I’ve always believed that setting goals, bucket list goals or otherwise, is an incredibly productive exercise. The bucket list perfectly embodies a point I’m always trying to make: Goals, in and of themselves, are overrated, but goals as part of a system of positive habits can be powerful.
"Goals, in and of themselves, are overrated, but goals as part of a system of positive habits can be powerful."
But here’s the rub: Bucket list have become so common and predictable that they’ve been pummeled into near meaninglessness.
These days it’s easy to mock the bucket list, to dismiss it as an empty exercise in tone deaf consumerism and narcissistic delusion.
But this isn’t entirely fair. There’s nothing wrong with the idea itself. At its core, a bucket list is simply a catalogue of goals. Goals provide direction. They make us accountable. They inspire us and sometimes inspire others and they provide a benchmark for determining whether we are actually succeeding. These are good things.
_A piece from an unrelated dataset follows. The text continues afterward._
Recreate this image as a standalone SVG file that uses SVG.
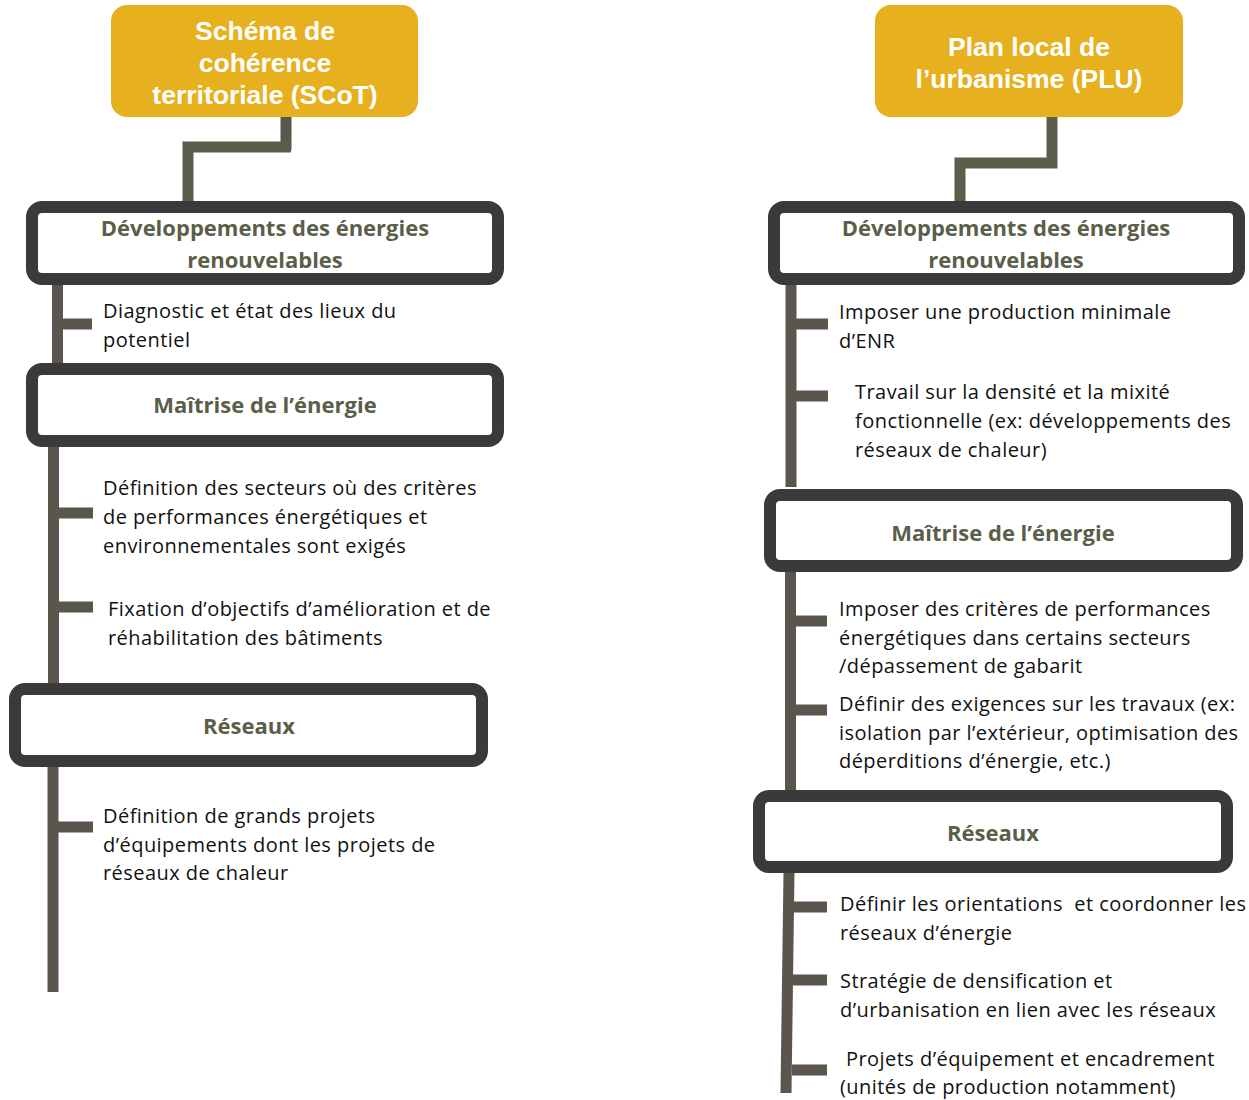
<svg xmlns="http://www.w3.org/2000/svg" width="1249" height="1100" viewBox="0 0 1249 1100">
<style>
.hdr{fill:#E6B01E}
.hdrt{font-family:"Liberation Sans",Arial,sans-serif;font-weight:bold;font-size:26.5px;fill:#FFFFFF;text-anchor:middle}
.box{fill:#FFFFFF;stroke:#3A3A3A;stroke-width:12}
.bt{font-family:"Open Sans","Noto Sans",sans-serif;font-weight:bold;font-size:22px;fill:#5B5F49;text-anchor:middle}
.it{font-family:"Open Sans","Noto Sans",sans-serif;font-size:20px;letter-spacing:0.45px;fill:#111111}
.sp{fill:none;stroke:#5B564D;stroke-width:11}
.cn{fill:none;stroke:#5A5E4A;stroke-width:11}
</style>
<rect width="1249" height="1100" fill="#FFFFFF"/>
<g id="connectors">
  <path class="sp" d="M286 117 V150"/>
  <path class="cn" d="M291 147 H188 V208"/>
  <path class="cn" d="M1052 117 V163 H960 V202"/>
  <path class="sp" d="M57.5 283 V366"/>
  <path class="sp" d="M53.5 445 V686"/>
  <path class="sp" d="M53 765 V992"/>
  <path class="sp" d="M58 324 H92"/>
  <path class="sp" d="M58 513 H93"/>
  <path class="sp" d="M58 607 H93"/>
  <path class="sp" d="M58 827 H93"/>
  <path class="sp" d="M791 283 V487"/>
  <path class="sp" d="M790.5 570 V791"/>
  <path class="sp" d="M789 871 L786 1093"/>
  <path class="sp" d="M796 324 H828"/>
  <path class="sp" d="M796 396 H828"/>
  <path class="sp" d="M795 621 H827"/>
  <path class="sp" d="M795 710 H827"/>
  <path class="sp" d="M794 907 H827"/>
  <path class="sp" d="M793 980 H827"/>
  <path class="sp" d="M792 1070 H827"/>
</g>
<g id="scot">
  <rect class="hdr" x="111" y="5" width="307" height="112" rx="16"/>
  <text class="hdrt" x="265" y="40">Schéma de</text>
  <text class="hdrt" x="265" y="72">cohérence</text>
  <text class="hdrt" x="265" y="104">territoriale (SCoT)</text>
</g>
<g id="plu">
  <rect class="hdr" x="875" y="5" width="308" height="112" rx="16"/>
  <text class="hdrt" x="1029" y="56">Plan local de</text>
  <text class="hdrt" x="1029" y="88">l’urbanisme (PLU)</text>
</g>
<g id="l-enr">
  <rect class="box" x="32" y="207" width="466" height="72" rx="10"/>
  <text class="bt" x="265" y="236">Développements des énergies</text>
  <text class="bt" x="265" y="268">renouvelables</text>
</g>
<g id="l-enr-1">
  <text class="it" x="103" y="318">Diagnostic et état des lieux du</text>
  <text class="it" x="103" y="347">potentiel</text>
</g>
<g id="l-mde">
  <rect class="box" x="32" y="369" width="466" height="72" rx="10"/>
  <text class="bt" x="265" y="413">Maîtrise de l’énergie</text>
</g>
<g id="l-mde-1">
  <text class="it" x="103" y="495">Définition des secteurs où des critères</text>
  <text class="it" x="103" y="524">de performances énergétiques et</text>
  <text class="it" x="103" y="553">environnementales sont exigés</text>
</g>
<g id="l-mde-2">
  <text class="it" x="108" y="616">Fixation d’objectifs d’amélioration et de</text>
  <text class="it" x="108" y="645">réhabilitation des bâtiments</text>
</g>
<g id="l-res">
  <rect class="box" x="15" y="689" width="467" height="72" rx="10"/>
  <text class="bt" x="249" y="734">Réseaux</text>
</g>
<g id="l-res-1">
  <text class="it" x="103" y="823">Définition de grands projets</text>
  <text class="it" x="103" y="852">d’équipements dont les projets de</text>
  <text class="it" x="103" y="880">réseaux de chaleur</text>
</g>
<g id="r-enr">
  <rect class="box" x="774" y="207" width="465" height="72" rx="10"/>
  <text class="bt" x="1006" y="236">Développements des énergies</text>
  <text class="bt" x="1006" y="268">renouvelables</text>
</g>
<g id="r-enr-1">
  <text class="it" x="839" y="319">Imposer une production minimale</text>
  <text class="it" x="839" y="348">d’ENR</text>
</g>
<g id="r-enr-2">
  <text class="it" x="855" y="399">Travail sur la densité et la mixité</text>
  <text class="it" x="855" y="428">fonctionnelle (ex: développements des</text>
  <text class="it" x="855" y="457">réseaux de chaleur)</text>
</g>
<g id="r-mde">
  <rect class="box" x="770" y="495" width="467" height="71" rx="10"/>
  <text class="bt" x="1003" y="541">Maîtrise de l’énergie</text>
</g>
<g id="r-mde-1">
  <text class="it" x="839" y="616">Imposer des critères de performances</text>
  <text class="it" x="839" y="645">énergétiques dans certains secteurs</text>
  <text class="it" x="839" y="673">/dépassement de gabarit</text>
</g>
<g id="r-mde-2">
  <text class="it" x="839" y="711">Définir des exigences sur les travaux (ex:</text>
  <text class="it" x="839" y="740">isolation par l’extérieur, optimisation des</text>
  <text class="it" x="839" y="768">déperditions d’énergie, etc.)</text>
</g>
<g id="r-res">
  <rect class="box" x="759" y="796" width="468" height="71" rx="10"/>
  <text class="bt" x="993" y="841">Réseaux</text>
</g>
<g id="r-res-1">
  <text class="it" x="840" y="911" xml:space="preserve">Définir les orientations  et coordonner les</text>
  <text class="it" x="840" y="940">réseaux d’énergie</text>
</g>
<g id="r-res-2">
  <text class="it" x="840" y="988">Stratégie de densification et</text>
  <text class="it" x="840" y="1017">d’urbanisation en lien avec les réseaux</text>
</g>
<g id="r-res-3">
  <text class="it" x="846" y="1066">Projets d’équipement et encadrement</text>
  <text class="it" x="840" y="1094">(unités de production notamment)</text>
</g>
</svg>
And because a bucket list tends to target challenge and adventure, it holds a special place among lists. It’s not a list of chores, obligations, or dreary tasks. It’s infused with hope and optimism. These too are good things.
Most importantly, bucket list are, well, fun.
So instead of dismissing the bucket list as another casualty of social media and our modern cult of self-promotion, I’ve decided to give the bucket list a chance.
Below you'll find four simple ground rules that reframe the bucket list. The idea is to lay the groundwork for a list that is a little more principled, a little more science-based, a little more pragmatic, and hopefully lot more meaningful.
Ground Rule #1: Aspirations, Not Goals
So far I’ve described a bucket list as a catalogue of “goals.” Broadly speaking, this is true.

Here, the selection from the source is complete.